= Selenium and Vitamin E Cancer Prevention Trial =

Prostate cancer prevention trial

The Selenium and Vitamin E Cancer Prevention Trial, or SELECT, was a clinical trial conducted with the goal of determining whether vitamin E and selenium supplements could prevent prostate cancer. Enrollment for the trial began in 2001 and ended in 2004. It cost approximately $114 million to conduct and was performed at over 400 different research centers. It was primarily funded by the National Cancer Institute (NCI) and was carried out by SWOG. It was stopped early because the supplements did not show any benefit in preventing prostate cancer. Subsequent research based on the trial has generally found that selenium and vitamin E do not prevent prostate cancer. Other research based on foods rich in selenium or Vitamin E, not supplements, suggests that there is limited evidence such foods may protect against some forms of cancer.

==Methodology==
The study followed over 35,000 men in the United States, Puerto Rico, and Canada, who were assigned randomly to receive either both a selenium and vitamin E supplement, selenium and placebo, vitamin E and placebo, or two placebos. It was one of the largest cancer prevention trials ever conducted, and was described by the NCI as "the largest-ever prostate cancer prevention study." Selenium and Vitamin E were chosen because they are well known antioxidants and had other mechanisms by which they were thought to prevent cancer, and preclinical and smaller clinical studies had yielded very promising results.

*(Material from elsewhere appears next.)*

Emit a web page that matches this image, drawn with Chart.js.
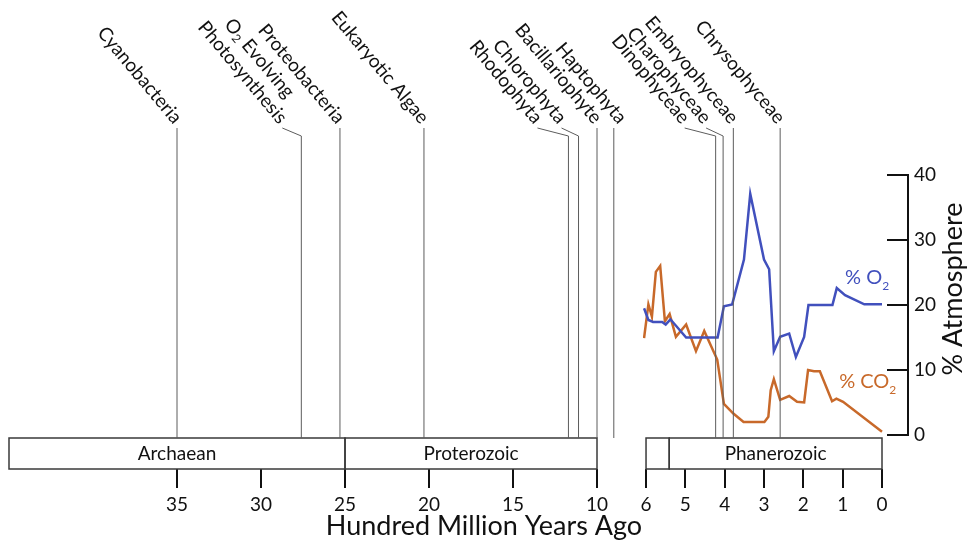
<!DOCTYPE html>
<html>
<head>
<meta charset="utf-8">
<script src="https://cdn.jsdelivr.net/npm/chart.js@4"></script>
<style>
  html, body { margin: 0; padding: 0; background: #fff; }
  #wrap { position: relative; width: 968px; height: 540px; }
  #wrap canvas { position: absolute; left: 0; top: 0; }
</style>
</head>
<body>
<div id="wrap">
  <canvas id="deep" width="968" height="540"></canvas>
  <canvas id="recent" width="968" height="540"></canvas>
</div>
<script>
// atmosphere over the last ~600 My (x: hundred million years ago, y: %)
const o2Age = [6.05, 5.94, 5.82, 5.59, 5.5, 5.38, 4.98, 4.18, 4.02, 3.81, 3.51, 3.35, 3.0, 2.87, 2.75, 2.59, 2.36, 2.19, 1.98, 1.87, 1.26, 1.15, 0.94, 0.45, 0];
const o2Pct = [19.5, 17.7, 17.4, 17.4, 17.0, 17.8, 15.0, 15.0, 19.8, 20.1, 27.0, 37.1, 27.0, 25.5, 12.9, 15.1, 15.6, 12.0, 15.1, 20.0, 20.0, 22.6, 21.5, 20.1, 20.1];
const co2Age = [6.05, 5.94, 5.85, 5.75, 5.64, 5.52, 5.4, 5.24, 4.98, 4.73, 4.52, 4.19, 4.02, 3.78, 3.52, 2.99, 2.89, 2.83, 2.75, 2.59, 2.36, 2.16, 1.98, 1.88, 1.73, 1.58, 1.27, 1.16, 0.99, 0];
const co2Pct = [14.9, 20.1, 18.2, 25.1, 26.0, 17.5, 18.6, 15.1, 17.0, 12.9, 16.0, 11.6, 4.8, 3.3, 2.0, 2.0, 2.8, 6.9, 8.6, 5.4, 6.0, 5.1, 5.0, 10.0, 9.8, 9.8, 5.2, 5.6, 5.1, 0.5];

const deepTicks = [35, 30, 25, 20, 15, 10];
const recentTicks = [6, 5, 4, 3, 2, 1, 0];
const pctTicks = [0, 10, 20, 30, 40];

const eonNames = ['Archaean', 'Proterozoic', 'Phanerozoic'];
const eonFrom = [45, 25, 5.41];
const eonTo = [25, 5.41, 0];

const deepNames = ['Cyanobacteria', 'O₂ Evolving\nPhotosynthesis', 'Proteobacteria', 'Eukaryotic Algae', 'Rhodophyta', 'Chlorophyta', 'Bacillariophyte', 'Haptophyta'];
const deepAges = [35, 27.6, 25.3, 20.3, 11.7, 11.1, 10, 9];
const recentNames = ['Dinophyceae', 'Charophyceae', 'Embryophyceae', 'Chrysophyceae'];
const recentAges = [4.23, 4.04, 3.78, 2.59];

// label nudges in px (leader = slanted tie to the line)
const labelStyle = {
  'O₂ Evolving\nPhotosynthesis': { dx: -19, leader: true },
  'Rhodophyta': { dx: -31, leader: true },
  'Chlorophyta': { dx: -17, leader: true },
  'Haptophyta': { dx: 8, leader: false },
  'Dinophyceae': { dx: -31, leader: true },
  'Charophyceae': { dx: -17, leader: true }
};

const FONT = 'Lato, "Open Sans", sans-serif';
const INK = '#111';
const RULE = '#5c5c5c';
const BLUE = '#4150bd';
const ORANGE = '#c8692a';

function richParts(str) {
  const out = [];
  str.split(/(₂)/).forEach(s => { if (s) out.push({ t: s === '₂' ? '2' : s, sub: s === '₂' }); });
  return out;
}
function fontFor(p, size) { return (p.sub ? Math.round(size * 0.62) : size) + 'px ' + FONT; }
function richWidth(ctx, str, size) {
  return richParts(str).reduce((w, p) => { ctx.font = fontFor(p, size); return w + ctx.measureText(p.t).width; }, 0);
}
function drawRich(ctx, str, x, y, size, align) {
  const parts = richParts(str);
  const total = richWidth(ctx, str, size);
  let cx = align === 'center' ? x - total / 2 : align === 'right' ? x - total : x;
  ctx.textAlign = 'left';
  parts.forEach(p => {
    ctx.font = fontFor(p, size);
    ctx.fillText(p.t, cx, y + (p.sub ? size * 0.28 : 0));
    cx += ctx.measureText(p.t).width;
  });
}

const eraPlugin = {
  id: 'eras',
  afterDraw(chart, args, opts) {
    const { ctx, chartArea } = chart;
    const xs = chart.scales.x;
    const bandBottom = chartArea.bottom, bandTop = bandBottom - 31;
    const lo = Math.min(...opts.span), hi = Math.max(...opts.span);
    ctx.save();
    eonNames.forEach((name, i) => {
      const a = Math.min(hi, eonFrom[i]), b = Math.max(lo, eonTo[i]);
      if (a <= b) return;
      const x1 = xs.getPixelForValue(a), x2 = xs.getPixelForValue(b);
      ctx.strokeStyle = '#3a3a3a';
      ctx.lineWidth = 1.5;
      ctx.strokeRect(x1, bandTop, x2 - x1, bandBottom - bandTop);
      ctx.font = '19px ' + FONT;
      if (ctx.measureText(name).width < x2 - x1 - 8) {
        ctx.fillStyle = INK;
        ctx.textAlign = 'center';
        ctx.textBaseline = 'middle';
        ctx.fillText(name, (x1 + x2) / 2, (bandTop + bandBottom) / 2);
      }
    });
    opts.names.forEach((name, i) => {
      const x = xs.getPixelForValue(opts.ages[i]);
      const st = labelStyle[name] || { dx: 0, leader: false };
      const top = 128;
      ctx.strokeStyle = RULE;
      ctx.lineWidth = 1;
      ctx.beginPath();
      if (st.leader) { ctx.moveTo(x + st.dx, top); ctx.lineTo(x, top + 8); }
      else ctx.moveTo(x, top);
      ctx.lineTo(x, bandTop);
      ctx.stroke();

      const lines = name.split('\n');
      ctx.save();
      ctx.translate(x + st.dx + 1, top - 7);
      ctx.rotate(50 * Math.PI / 180);
      ctx.fillStyle = INK;
      ctx.textBaseline = 'middle';
      const maxW = Math.max(...lines.map(l => richWidth(ctx, l, 19)));
      lines.forEach((l, k) => {
        drawRich(ctx, l, -maxW / 2, -(lines.length - 1 - k) * 22, 19, 'center');
      });
      ctx.restore();
    });
    ctx.restore();
  }
};

const framePlugin = {
  id: 'frame',
  afterDraw(chart, args, opts) {
    const { ctx, chartArea } = chart;
    const xs = chart.scales.x, ys = chart.scales.y;
    ctx.save();
    ctx.strokeStyle = INK;
    ctx.lineWidth = 2;
    ctx.beginPath();
    ctx.moveTo(chartArea.right, ys.getPixelForValue(Math.max(...pctTicks)) - 1);
    ctx.lineTo(chartArea.right, ys.getPixelForValue(Math.min(...pctTicks)) + 1);
    ctx.stroke();

    ctx.textBaseline = 'alphabetic';
    opts.tags.forEach(t => {
      ctx.fillStyle = t.color;
      drawRich(ctx, t.text, xs.getPixelForValue(t.at[0]), ys.getPixelForValue(t.at[1]), 20, 'left');
    });

    ctx.fillStyle = INK;
    ctx.textBaseline = 'middle';
    ctx.font = '27px ' + FONT;
    ctx.textAlign = 'center';
    ctx.fillText('Hundred Million Years Ago', 484, 526);

    ctx.translate(953, 289);
    ctx.rotate(-Math.PI / 2);
    ctx.fillText('% Atmosphere', 0, 0);
    ctx.restore();
  }
};

function ageAxis(min, max, ticks) {
  return {
    type: 'linear', reverse: true, min: min, max: max,
    afterBuildTicks: s => { s.ticks = ticks.map(v => ({ value: v })); },
    afterFit: s => { s.height = 71; },
    border: { display: false },
    grid: { drawOnChartArea: false, tickLength: 19, lineWidth: 2, color: INK },
    ticks: { padding: 5, color: INK, font: { family: FONT, size: 19 }, maxRotation: 0, autoSkip: false }
  };
}

new Chart(document.getElementById('deep'), {
  type: 'line',
  data: { datasets: [] },
  options: {
    responsive: false,
    animation: false,
    devicePixelRatio: 1,
    layout: { padding: { left: 9, right: 371, top: 100, bottom: 0 } },
    scales: {
      x: ageAxis(10, 45, deepTicks),
      y: { display: false, min: 0, max: 40 }
    },
    plugins: {
      legend: { display: false },
      tooltip: { enabled: false },
      eras: { span: [10, 45], names: deepNames, ages: deepAges }
    }
  },
  plugins: [eraPlugin]
});

new Chart(document.getElementById('recent'), {
  type: 'line',
  data: {
    datasets: [
      { label: '% O₂', data: o2Age.map((a, i) => ({ x: a, y: o2Pct[i] })), borderColor: BLUE, borderWidth: 2.5, pointRadius: 0, tension: 0 },
      { label: '% CO₂', data: co2Age.map((a, i) => ({ x: a, y: co2Pct[i] })), borderColor: ORANGE, borderWidth: 2.5, pointRadius: 0, tension: 0 }
    ]
  },
  options: {
    responsive: false,
    animation: false,
    devicePixelRatio: 1,
    layout: { padding: { left: 643, top: 175, right: 0, bottom: 0 } },
    scales: {
      x: ageAxis(-0.661, 6.077, recentTicks),
      y: {
        position: 'right', min: -5.23, max: 40,
        afterBuildTicks: s => { s.ticks = pctTicks.map(v => ({ value: v })); },
        afterFit: s => { s.width = 60; },
        border: { display: false },
        grid: { drawOnChartArea: false, tickLength: -21, lineWidth: 2, color: INK },
        ticks: { padding: 27, color: INK, font: { family: FONT, size: 19 } }
      }
    },
    plugins: {
      legend: { display: false },
      tooltip: { enabled: false },
      eras: { span: [0, 6], names: recentNames, ages: recentAges },
      frame: {
        tags: [
          { text: '% O₂', at: [0.94, 23.2], color: BLUE },
          { text: '% CO₂', at: [1.09, 7.2], color: ORANGE }
        ]
      }
    }
  },
  plugins: [eraPlugin, framePlugin]
});
</script>
</body>
</html>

The study was originally planned to last for twelve years after enrollment began. However, it was stopped early in 2008 because no protective effect of supplementation on prostate cancer risk was found, and because the results suggested that vitamin E might increase the risk. About 17,000 participants from the original SELECT completed an additional four years of a Centralized Follow-Up from 2010 until May 31, 2014, when SELECT closed. The follow-up involved sending questionnaires to participants annually, which they could also fill out online.

==Results==
Initial results were published in 2008 in JAMA. The initial results found that the increase in risk associated with Vitamin E was "statistically nonsignificant", which the researchers wanted to verify in a subsequent study.

A subsequent 2010 study further described SELECT's results and found that neither selenium nor vitamin E, on their own or in combination, prevented prostate cancer.

A 2011 study based on the trial found that the risk of prostate cancer was elevated by 17% in the group that took vitamin E supplements, which was statistically significant.

A 2014 study based on SELECT data found that selenium supplementation increased the risk of high-grade prostate cancer in men who had a higher baseline selenium status.

A 2014 Cochrane review found that SELECT raised concerns about a possible association between selenium supplements and an increase in risk of type 2 diabetes, alopecia and dermatitis. The review concluded that "no convincing evidence suggests that selenium supplements can prevent cancer in humans."